YOUR TASK →
Without including any images, repeat the data exactly.

MATERIAL PROVIDED →
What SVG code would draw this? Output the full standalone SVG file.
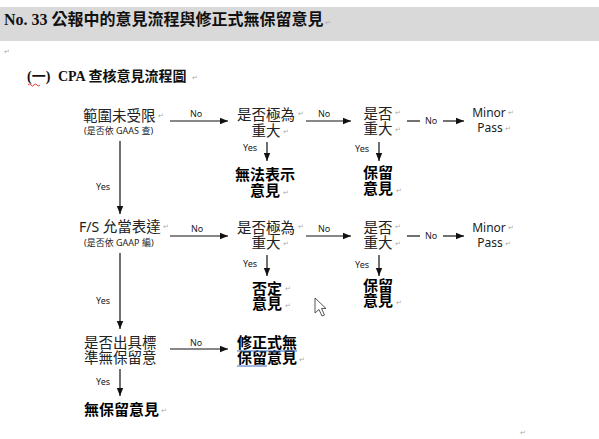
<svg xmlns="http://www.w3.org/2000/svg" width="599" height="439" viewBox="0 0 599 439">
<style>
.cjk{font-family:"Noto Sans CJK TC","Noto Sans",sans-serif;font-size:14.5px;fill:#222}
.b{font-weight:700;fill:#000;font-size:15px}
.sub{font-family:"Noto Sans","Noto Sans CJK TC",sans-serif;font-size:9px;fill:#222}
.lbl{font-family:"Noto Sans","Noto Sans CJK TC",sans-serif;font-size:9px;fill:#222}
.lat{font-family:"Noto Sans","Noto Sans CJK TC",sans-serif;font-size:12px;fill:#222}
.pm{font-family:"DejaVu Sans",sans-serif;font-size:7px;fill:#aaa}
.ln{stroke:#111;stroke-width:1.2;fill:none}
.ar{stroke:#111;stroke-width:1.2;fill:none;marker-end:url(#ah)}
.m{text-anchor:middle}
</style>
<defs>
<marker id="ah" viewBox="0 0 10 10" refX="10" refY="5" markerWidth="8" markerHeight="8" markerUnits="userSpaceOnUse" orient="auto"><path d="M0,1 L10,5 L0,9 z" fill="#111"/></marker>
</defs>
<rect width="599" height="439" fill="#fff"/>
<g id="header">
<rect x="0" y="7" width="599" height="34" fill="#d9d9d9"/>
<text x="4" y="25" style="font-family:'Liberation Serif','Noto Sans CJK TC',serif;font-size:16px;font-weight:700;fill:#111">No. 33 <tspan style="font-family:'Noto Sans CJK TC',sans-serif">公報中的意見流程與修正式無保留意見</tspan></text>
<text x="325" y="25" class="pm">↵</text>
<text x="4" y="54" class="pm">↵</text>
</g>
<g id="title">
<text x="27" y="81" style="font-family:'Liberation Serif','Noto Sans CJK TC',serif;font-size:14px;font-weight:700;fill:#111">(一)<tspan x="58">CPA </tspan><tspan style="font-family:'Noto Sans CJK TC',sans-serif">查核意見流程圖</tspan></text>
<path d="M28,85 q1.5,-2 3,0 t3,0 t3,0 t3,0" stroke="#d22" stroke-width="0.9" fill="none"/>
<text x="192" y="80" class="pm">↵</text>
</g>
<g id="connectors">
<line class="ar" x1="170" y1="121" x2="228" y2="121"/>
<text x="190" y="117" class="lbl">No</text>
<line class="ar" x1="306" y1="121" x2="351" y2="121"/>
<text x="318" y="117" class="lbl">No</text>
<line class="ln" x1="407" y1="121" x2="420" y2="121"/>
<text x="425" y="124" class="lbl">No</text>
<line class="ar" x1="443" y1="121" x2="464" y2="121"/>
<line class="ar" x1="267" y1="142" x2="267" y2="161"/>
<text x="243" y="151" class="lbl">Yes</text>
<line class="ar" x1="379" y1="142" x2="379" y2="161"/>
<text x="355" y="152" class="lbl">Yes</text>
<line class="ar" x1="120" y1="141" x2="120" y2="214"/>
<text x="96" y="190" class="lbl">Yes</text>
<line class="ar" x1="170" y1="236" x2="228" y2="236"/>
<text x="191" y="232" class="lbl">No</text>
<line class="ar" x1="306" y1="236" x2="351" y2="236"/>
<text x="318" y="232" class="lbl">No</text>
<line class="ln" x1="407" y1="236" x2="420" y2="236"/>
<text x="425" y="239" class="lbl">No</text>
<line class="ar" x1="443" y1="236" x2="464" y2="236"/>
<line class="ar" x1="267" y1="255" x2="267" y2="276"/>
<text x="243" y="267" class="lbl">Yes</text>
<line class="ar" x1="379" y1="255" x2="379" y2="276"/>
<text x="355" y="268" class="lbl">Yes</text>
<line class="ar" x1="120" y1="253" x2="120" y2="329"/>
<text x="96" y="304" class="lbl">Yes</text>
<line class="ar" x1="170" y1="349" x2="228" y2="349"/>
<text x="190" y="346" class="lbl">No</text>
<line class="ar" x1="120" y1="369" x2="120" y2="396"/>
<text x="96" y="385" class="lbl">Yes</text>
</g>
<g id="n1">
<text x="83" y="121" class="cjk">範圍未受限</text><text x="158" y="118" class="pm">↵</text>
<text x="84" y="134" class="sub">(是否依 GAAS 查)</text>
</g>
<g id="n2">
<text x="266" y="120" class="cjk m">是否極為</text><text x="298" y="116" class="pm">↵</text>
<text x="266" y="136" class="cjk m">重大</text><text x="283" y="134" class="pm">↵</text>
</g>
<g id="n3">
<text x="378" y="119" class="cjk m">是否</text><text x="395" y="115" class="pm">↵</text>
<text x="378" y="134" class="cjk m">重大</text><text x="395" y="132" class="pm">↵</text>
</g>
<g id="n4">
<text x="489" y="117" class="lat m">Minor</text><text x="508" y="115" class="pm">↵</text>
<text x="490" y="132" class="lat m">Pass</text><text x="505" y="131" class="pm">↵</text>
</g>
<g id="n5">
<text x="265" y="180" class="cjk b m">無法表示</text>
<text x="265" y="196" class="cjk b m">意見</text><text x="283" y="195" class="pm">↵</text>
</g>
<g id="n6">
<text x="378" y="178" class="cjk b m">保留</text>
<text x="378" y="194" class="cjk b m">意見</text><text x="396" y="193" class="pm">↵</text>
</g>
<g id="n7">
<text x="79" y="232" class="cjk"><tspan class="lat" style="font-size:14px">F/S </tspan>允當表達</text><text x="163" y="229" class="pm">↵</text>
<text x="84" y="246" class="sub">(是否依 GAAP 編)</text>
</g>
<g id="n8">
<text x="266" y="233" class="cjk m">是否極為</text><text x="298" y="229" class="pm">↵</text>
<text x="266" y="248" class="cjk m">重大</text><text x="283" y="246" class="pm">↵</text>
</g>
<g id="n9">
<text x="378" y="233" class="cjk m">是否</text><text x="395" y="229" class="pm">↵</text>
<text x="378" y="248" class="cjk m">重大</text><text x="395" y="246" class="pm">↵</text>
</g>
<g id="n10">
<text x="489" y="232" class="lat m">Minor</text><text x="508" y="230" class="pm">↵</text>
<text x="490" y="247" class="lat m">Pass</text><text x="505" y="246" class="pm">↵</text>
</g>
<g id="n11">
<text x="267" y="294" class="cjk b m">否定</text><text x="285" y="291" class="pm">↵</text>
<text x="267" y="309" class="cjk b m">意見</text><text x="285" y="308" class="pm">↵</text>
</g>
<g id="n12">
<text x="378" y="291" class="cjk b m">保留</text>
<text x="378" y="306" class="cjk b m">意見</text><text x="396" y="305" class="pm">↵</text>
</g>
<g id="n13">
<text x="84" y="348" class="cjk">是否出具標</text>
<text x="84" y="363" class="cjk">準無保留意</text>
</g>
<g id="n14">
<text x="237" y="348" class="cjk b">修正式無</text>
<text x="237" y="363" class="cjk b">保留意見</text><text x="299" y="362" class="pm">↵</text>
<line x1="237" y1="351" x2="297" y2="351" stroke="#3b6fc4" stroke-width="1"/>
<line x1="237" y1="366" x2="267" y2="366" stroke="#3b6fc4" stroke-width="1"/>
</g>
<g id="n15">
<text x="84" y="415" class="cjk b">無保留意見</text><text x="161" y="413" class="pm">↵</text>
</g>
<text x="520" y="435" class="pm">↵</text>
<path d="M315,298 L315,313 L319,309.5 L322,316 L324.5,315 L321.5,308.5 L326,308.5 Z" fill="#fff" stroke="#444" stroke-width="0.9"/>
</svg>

RESULT OF THE TASK →
What SVG code would draw this? Output the full standalone SVG file.
<svg xmlns="http://www.w3.org/2000/svg" width="599" height="439" viewBox="0 0 599 439">
<style>
.cjk{font-family:"Noto Sans CJK TC","Noto Sans",sans-serif;font-size:14.5px;fill:#222}
.b{font-weight:700;fill:#000;font-size:15px}
.sub{font-family:"Noto Sans","Noto Sans CJK TC",sans-serif;font-size:9px;fill:#222}
.lbl{font-family:"Noto Sans","Noto Sans CJK TC",sans-serif;font-size:9px;fill:#222}
.lat{font-family:"Noto Sans","Noto Sans CJK TC",sans-serif;font-size:12px;fill:#222}
.pm{font-family:"DejaVu Sans",sans-serif;font-size:7px;fill:#aaa}
.ln{stroke:#111;stroke-width:1.2;fill:none}
.ar{stroke:#111;stroke-width:1.2;fill:none;marker-end:url(#ah)}
.m{text-anchor:middle}
</style>
<defs>
<marker id="ah" viewBox="0 0 10 10" refX="10" refY="5" markerWidth="8" markerHeight="8" markerUnits="userSpaceOnUse" orient="auto"><path d="M0,1 L10,5 L0,9 z" fill="#111"/></marker>
</defs>
<rect width="599" height="439" fill="#fff"/>
<g id="header">
<rect x="0" y="7" width="599" height="34" fill="#d9d9d9"/>
<text x="4" y="25" style="font-family:'Liberation Serif','Noto Sans CJK TC',serif;font-size:16px;font-weight:700;fill:#111">No. 33 <tspan style="font-family:'Noto Sans CJK TC',sans-serif">公報中的意見流程與修正式無保留意見</tspan></text>
<text x="325" y="25" class="pm">↵</text>
<text x="4" y="54" class="pm">↵</text>
</g>
<g id="title">
<text x="27" y="81" style="font-family:'Liberation Serif','Noto Sans CJK TC',serif;font-size:14px;font-weight:700;fill:#111">(一)<tspan x="58">CPA </tspan><tspan style="font-family:'Noto Sans CJK TC',sans-serif">查核意見流程圖</tspan></text>
<path d="M28,85 q1.5,-2 3,0 t3,0 t3,0 t3,0" stroke="#d22" stroke-width="0.9" fill="none"/>
<text x="192" y="80" class="pm">↵</text>
</g>
<g id="connectors">
<line class="ar" x1="170" y1="121" x2="228" y2="121"/>
<text x="190" y="117" class="lbl">No</text>
<line class="ar" x1="306" y1="121" x2="351" y2="121"/>
<text x="318" y="117" class="lbl">No</text>
<line class="ln" x1="407" y1="121" x2="420" y2="121"/>
<text x="425" y="124" class="lbl">No</text>
<line class="ar" x1="443" y1="121" x2="464" y2="121"/>
<line class="ar" x1="267" y1="142" x2="267" y2="161"/>
<text x="243" y="151" class="lbl">Yes</text>
<line class="ar" x1="379" y1="142" x2="379" y2="161"/>
<text x="355" y="152" class="lbl">Yes</text>
<line class="ar" x1="120" y1="141" x2="120" y2="214"/>
<text x="96" y="190" class="lbl">Yes</text>
<line class="ar" x1="170" y1="236" x2="228" y2="236"/>
<text x="191" y="232" class="lbl">No</text>
<line class="ar" x1="306" y1="236" x2="351" y2="236"/>
<text x="318" y="232" class="lbl">No</text>
<line class="ln" x1="407" y1="236" x2="420" y2="236"/>
<text x="425" y="239" class="lbl">No</text>
<line class="ar" x1="443" y1="236" x2="464" y2="236"/>
<line class="ar" x1="267" y1="255" x2="267" y2="276"/>
<text x="243" y="267" class="lbl">Yes</text>
<line class="ar" x1="379" y1="255" x2="379" y2="276"/>
<text x="355" y="268" class="lbl">Yes</text>
<line class="ar" x1="120" y1="253" x2="120" y2="329"/>
<text x="96" y="304" class="lbl">Yes</text>
<line class="ar" x1="170" y1="349" x2="228" y2="349"/>
<text x="190" y="346" class="lbl">No</text>
<line class="ar" x1="120" y1="369" x2="120" y2="396"/>
<text x="96" y="385" class="lbl">Yes</text>
</g>
<g id="n1">
<text x="83" y="121" class="cjk">範圍未受限</text><text x="158" y="118" class="pm">↵</text>
<text x="84" y="134" class="sub">(是否依 GAAS 查)</text>
</g>
<g id="n2">
<text x="266" y="120" class="cjk m">是否極為</text><text x="298" y="116" class="pm">↵</text>
<text x="266" y="136" class="cjk m">重大</text><text x="283" y="134" class="pm">↵</text>
</g>
<g id="n3">
<text x="378" y="119" class="cjk m">是否</text><text x="395" y="115" class="pm">↵</text>
<text x="378" y="134" class="cjk m">重大</text><text x="395" y="132" class="pm">↵</text>
</g>
<g id="n4">
<text x="489" y="117" class="lat m">Minor</text><text x="508" y="115" class="pm">↵</text>
<text x="490" y="132" class="lat m">Pass</text><text x="505" y="131" class="pm">↵</text>
</g>
<g id="n5">
<text x="265" y="180" class="cjk b m">無法表示</text>
<text x="265" y="196" class="cjk b m">意見</text><text x="283" y="195" class="pm">↵</text>
</g>
<g id="n6">
<text x="378" y="178" class="cjk b m">保留</text>
<text x="378" y="194" class="cjk b m">意見</text><text x="396" y="193" class="pm">↵</text>
</g>
<g id="n7">
<text x="79" y="232" class="cjk"><tspan class="lat" style="font-size:14px">F/S </tspan>允當表達</text><text x="163" y="229" class="pm">↵</text>
<text x="84" y="246" class="sub">(是否依 GAAP 編)</text>
</g>
<g id="n8">
<text x="266" y="233" class="cjk m">是否極為</text><text x="298" y="229" class="pm">↵</text>
<text x="266" y="248" class="cjk m">重大</text><text x="283" y="246" class="pm">↵</text>
</g>
<g id="n9">
<text x="378" y="233" class="cjk m">是否</text><text x="395" y="229" class="pm">↵</text>
<text x="378" y="248" class="cjk m">重大</text><text x="395" y="246" class="pm">↵</text>
</g>
<g id="n10">
<text x="489" y="232" class="lat m">Minor</text><text x="508" y="230" class="pm">↵</text>
<text x="490" y="247" class="lat m">Pass</text><text x="505" y="246" class="pm">↵</text>
</g>
<g id="n11">
<text x="267" y="294" class="cjk b m">否定</text><text x="285" y="291" class="pm">↵</text>
<text x="267" y="309" class="cjk b m">意見</text><text x="285" y="308" class="pm">↵</text>
</g>
<g id="n12">
<text x="378" y="291" class="cjk b m">保留</text>
<text x="378" y="306" class="cjk b m">意見</text><text x="396" y="305" class="pm">↵</text>
</g>
<g id="n13">
<text x="84" y="348" class="cjk">是否出具標</text>
<text x="84" y="363" class="cjk">準無保留意</text>
</g>
<g id="n14">
<text x="237" y="348" class="cjk b">修正式無</text>
<text x="237" y="363" class="cjk b">保留意見</text><text x="299" y="362" class="pm">↵</text>
<line x1="237" y1="351" x2="297" y2="351" stroke="#3b6fc4" stroke-width="1"/>
<line x1="237" y1="366" x2="267" y2="366" stroke="#3b6fc4" stroke-width="1"/>
</g>
<g id="n15">
<text x="84" y="415" class="cjk b">無保留意見</text><text x="161" y="413" class="pm">↵</text>
</g>
<text x="520" y="435" class="pm">↵</text>
<path d="M315,298 L315,313 L319,309.5 L322,316 L324.5,315 L321.5,308.5 L326,308.5 Z" fill="#fff" stroke="#444" stroke-width="0.9"/>
</svg>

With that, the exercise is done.